• SET EXERCISE:
Extract everything from the first line through the line with "33.2, 43.0, 48.9];", both ends included, except for any pictures.
==== DATASET EXCERPT ====
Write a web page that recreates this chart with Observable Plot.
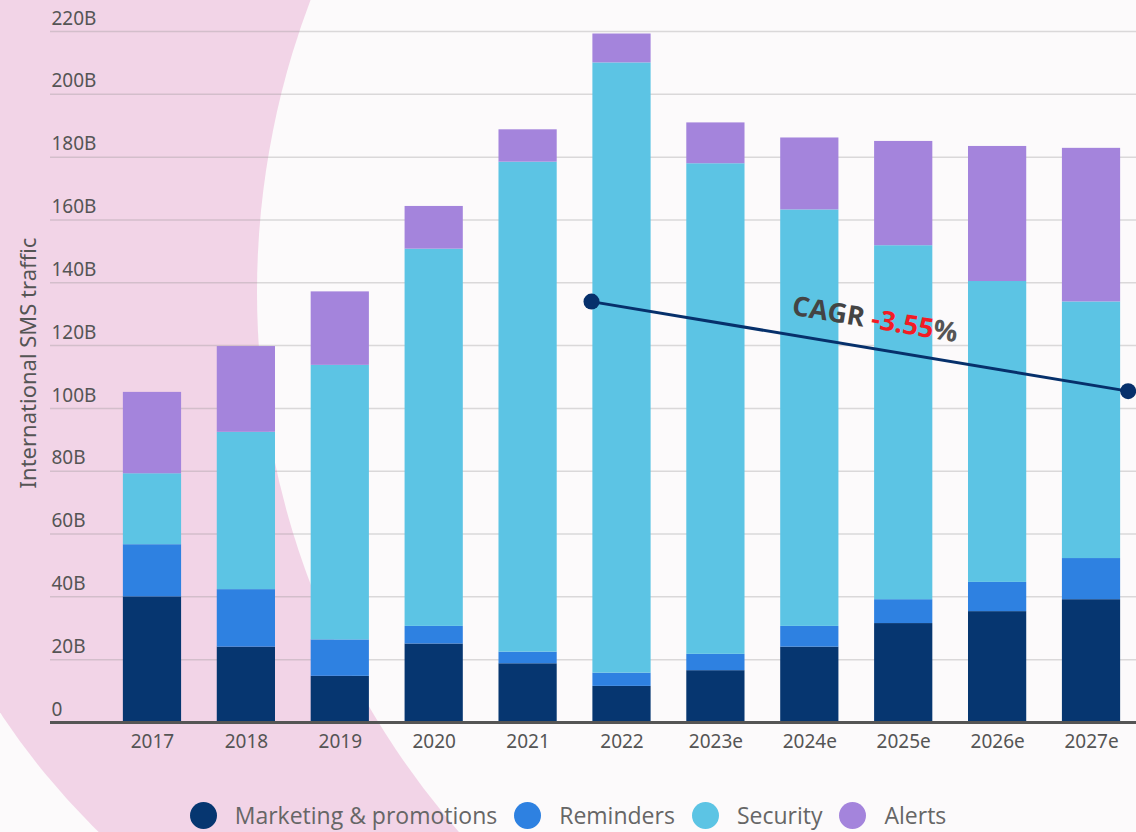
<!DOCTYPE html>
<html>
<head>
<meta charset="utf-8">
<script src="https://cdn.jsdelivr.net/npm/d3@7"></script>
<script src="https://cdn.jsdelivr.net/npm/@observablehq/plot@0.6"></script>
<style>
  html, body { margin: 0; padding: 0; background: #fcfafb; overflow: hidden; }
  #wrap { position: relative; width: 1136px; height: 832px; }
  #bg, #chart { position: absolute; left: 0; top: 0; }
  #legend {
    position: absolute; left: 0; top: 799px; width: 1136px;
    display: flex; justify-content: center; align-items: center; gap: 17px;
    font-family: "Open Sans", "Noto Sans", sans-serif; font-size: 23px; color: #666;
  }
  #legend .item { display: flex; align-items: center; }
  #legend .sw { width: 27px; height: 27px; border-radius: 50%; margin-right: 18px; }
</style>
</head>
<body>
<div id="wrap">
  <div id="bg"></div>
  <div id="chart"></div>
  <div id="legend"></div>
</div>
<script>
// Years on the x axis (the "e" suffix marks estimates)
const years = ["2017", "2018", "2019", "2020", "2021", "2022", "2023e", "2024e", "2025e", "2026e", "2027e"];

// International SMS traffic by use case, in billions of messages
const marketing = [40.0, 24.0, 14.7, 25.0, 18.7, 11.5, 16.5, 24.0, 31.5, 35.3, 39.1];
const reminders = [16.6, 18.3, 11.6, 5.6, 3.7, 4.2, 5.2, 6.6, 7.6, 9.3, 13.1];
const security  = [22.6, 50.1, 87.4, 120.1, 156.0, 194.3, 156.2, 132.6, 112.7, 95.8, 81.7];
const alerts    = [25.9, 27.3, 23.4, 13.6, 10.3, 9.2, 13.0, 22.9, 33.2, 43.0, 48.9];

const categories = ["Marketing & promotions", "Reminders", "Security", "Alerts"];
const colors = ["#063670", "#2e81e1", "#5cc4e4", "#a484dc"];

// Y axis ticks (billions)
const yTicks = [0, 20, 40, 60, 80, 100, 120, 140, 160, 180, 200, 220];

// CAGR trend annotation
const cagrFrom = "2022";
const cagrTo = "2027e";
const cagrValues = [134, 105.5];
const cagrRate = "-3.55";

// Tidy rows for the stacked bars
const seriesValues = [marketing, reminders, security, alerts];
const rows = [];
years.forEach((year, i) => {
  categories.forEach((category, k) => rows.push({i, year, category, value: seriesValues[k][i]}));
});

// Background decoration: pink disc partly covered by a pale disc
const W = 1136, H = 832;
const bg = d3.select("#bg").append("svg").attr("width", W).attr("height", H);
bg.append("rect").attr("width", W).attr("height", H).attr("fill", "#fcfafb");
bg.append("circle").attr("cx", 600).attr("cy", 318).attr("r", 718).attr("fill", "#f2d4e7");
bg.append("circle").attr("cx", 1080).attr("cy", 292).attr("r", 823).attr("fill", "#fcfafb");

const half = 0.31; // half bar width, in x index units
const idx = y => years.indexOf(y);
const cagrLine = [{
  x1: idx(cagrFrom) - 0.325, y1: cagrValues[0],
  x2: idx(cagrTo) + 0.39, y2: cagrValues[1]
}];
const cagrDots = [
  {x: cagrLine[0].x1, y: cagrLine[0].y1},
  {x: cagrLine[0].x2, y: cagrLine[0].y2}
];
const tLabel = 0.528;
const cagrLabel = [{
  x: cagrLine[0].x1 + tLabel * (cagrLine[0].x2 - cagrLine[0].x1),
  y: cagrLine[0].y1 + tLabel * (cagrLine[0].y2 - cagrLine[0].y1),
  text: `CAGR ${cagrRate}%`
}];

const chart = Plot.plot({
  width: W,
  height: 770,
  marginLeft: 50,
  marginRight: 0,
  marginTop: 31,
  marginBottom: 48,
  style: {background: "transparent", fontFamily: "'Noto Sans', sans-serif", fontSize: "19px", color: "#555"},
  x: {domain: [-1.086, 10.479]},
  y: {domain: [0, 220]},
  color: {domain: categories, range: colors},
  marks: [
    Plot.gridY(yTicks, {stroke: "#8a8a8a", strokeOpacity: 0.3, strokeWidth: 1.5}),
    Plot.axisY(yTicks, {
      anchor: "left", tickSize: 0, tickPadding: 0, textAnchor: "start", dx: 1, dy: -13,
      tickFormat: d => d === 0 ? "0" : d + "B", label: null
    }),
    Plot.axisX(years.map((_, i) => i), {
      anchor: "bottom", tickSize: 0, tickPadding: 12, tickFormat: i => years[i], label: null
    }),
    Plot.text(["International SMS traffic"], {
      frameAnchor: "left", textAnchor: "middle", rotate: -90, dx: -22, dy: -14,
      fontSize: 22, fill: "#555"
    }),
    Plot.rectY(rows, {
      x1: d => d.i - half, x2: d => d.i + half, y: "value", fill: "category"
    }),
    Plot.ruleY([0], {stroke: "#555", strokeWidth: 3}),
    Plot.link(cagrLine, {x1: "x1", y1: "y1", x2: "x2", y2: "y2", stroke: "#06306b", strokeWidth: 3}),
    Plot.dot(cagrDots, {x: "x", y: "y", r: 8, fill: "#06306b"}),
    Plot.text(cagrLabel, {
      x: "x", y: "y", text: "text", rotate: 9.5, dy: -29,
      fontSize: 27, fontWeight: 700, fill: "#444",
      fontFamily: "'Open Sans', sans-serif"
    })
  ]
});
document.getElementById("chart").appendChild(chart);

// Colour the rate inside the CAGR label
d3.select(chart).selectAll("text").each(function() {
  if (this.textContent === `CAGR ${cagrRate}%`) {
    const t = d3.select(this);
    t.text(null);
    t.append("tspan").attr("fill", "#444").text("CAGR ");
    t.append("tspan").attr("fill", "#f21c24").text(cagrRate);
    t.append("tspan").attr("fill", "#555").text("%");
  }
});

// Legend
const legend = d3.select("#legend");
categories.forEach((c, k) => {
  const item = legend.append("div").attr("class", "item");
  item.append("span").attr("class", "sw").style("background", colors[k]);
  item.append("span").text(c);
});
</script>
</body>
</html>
====
• ANSWER TO THIS PROBLEM:
Write a web page that recreates this chart with Observable Plot.
<!DOCTYPE html>
<html>
<head>
<meta charset="utf-8">
<script src="https://cdn.jsdelivr.net/npm/d3@7"></script>
<script src="https://cdn.jsdelivr.net/npm/@observablehq/plot@0.6"></script>
<style>
  html, body { margin: 0; padding: 0; background: #fcfafb; overflow: hidden; }
  #wrap { position: relative; width: 1136px; height: 832px; }
  #bg, #chart { position: absolute; left: 0; top: 0; }
  #legend {
    position: absolute; left: 0; top: 799px; width: 1136px;
    display: flex; justify-content: center; align-items: center; gap: 17px;
    font-family: "Open Sans", "Noto Sans", sans-serif; font-size: 23px; color: #666;
  }
  #legend .item { display: flex; align-items: center; }
  #legend .sw { width: 27px; height: 27px; border-radius: 50%; margin-right: 18px; }
</style>
</head>
<body>
<div id="wrap">
  <div id="bg"></div>
  <div id="chart"></div>
  <div id="legend"></div>
</div>
<script>
// Years on the x axis (the "e" suffix marks estimates)
const years = ["2017", "2018", "2019", "2020", "2021", "2022", "2023e", "2024e", "2025e", "2026e", "2027e"];

// International SMS traffic by use case, in billions of messages
const marketing = [40.0, 24.0, 14.7, 25.0, 18.7, 11.5, 16.5, 24.0, 31.5, 35.3, 39.1];
const reminders = [16.6, 18.3, 11.6, 5.6, 3.7, 4.2, 5.2, 6.6, 7.6, 9.3, 13.1];
const security  = [22.6, 50.1, 87.4, 120.1, 156.0, 194.3, 156.2, 132.6, 112.7, 95.8, 81.7];
const alerts    = [25.9, 27.3, 23.4, 13.6, 10.3, 9.2, 13.0, 22.9, 33.2, 43.0, 48.9];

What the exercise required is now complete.